Nearly all rooms are in two classifications: De Chelly and Adobe. A few stone Lodge rooms are available, but these are small and only offered on-site. In addition, Thunderbird Lodge has one suite.
While the Adobe rooms are newer, the two types of rooms are quite similar in size, layout, and price, about $125 from March through October. Rates are considerably lower the remainder of the year.
We spent an evening talking with Mary Jones, who has held the lodging concession here since 1984. Mary is an interesting woman who taught kindergarten and operated a jewelry business before taking charge of the lodge. She has been operating on one-year extensions since 2004.
Unlike many lodges, Mary owns nearly all of the buildings that are part of the facility. In fact, she built the Adobe units soon after acquiring the concession.
The lodge is just inside the park entrance and within walking distance of the small visitor center. It is also near the park campground through which we generally take an evening stroll. It is a nice campground filled with cottonwood trees and we have camped here several times. An added bonus is that currently there is no camping fee.

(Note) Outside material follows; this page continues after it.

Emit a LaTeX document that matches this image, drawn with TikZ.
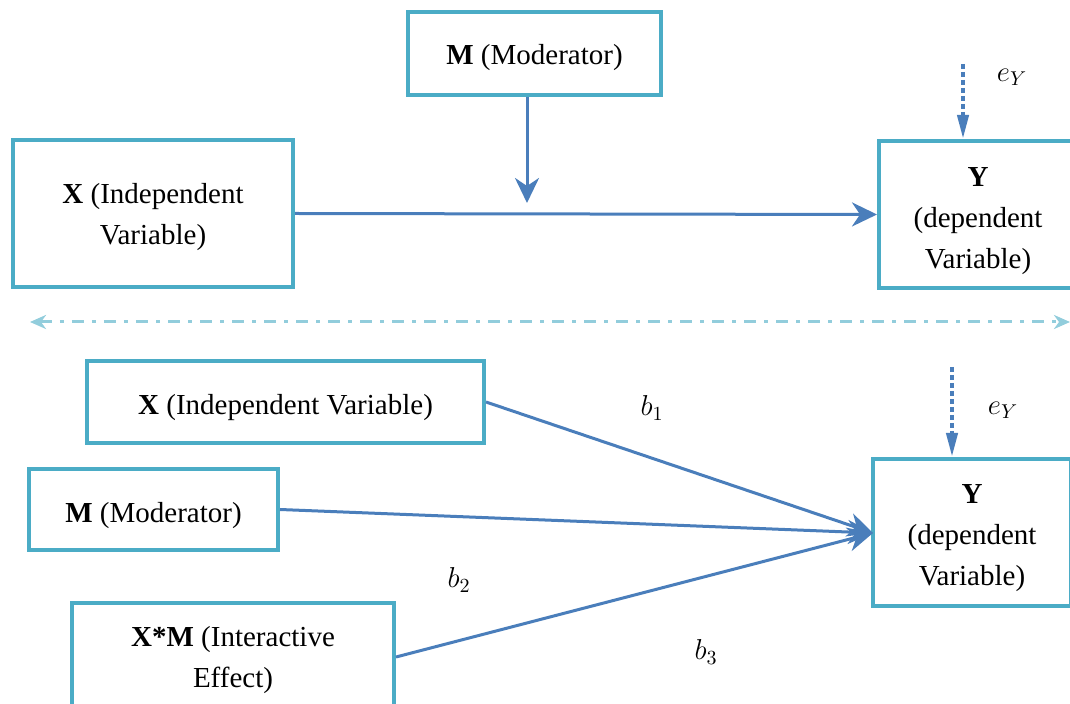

Canyon de Chelly is an interesting stop if you are planning a trip to the Southwest, especially if you will be visiting both Mesa Verde and the Grand Canyon national parks. The drive from Mesa Verde is three to four hours and drive from Grand Canyon is four to five hours.
Our next dispatch will be from the South Rim of the Grand Canyon, where we will be three nights. Three nights in the same place! Amazing!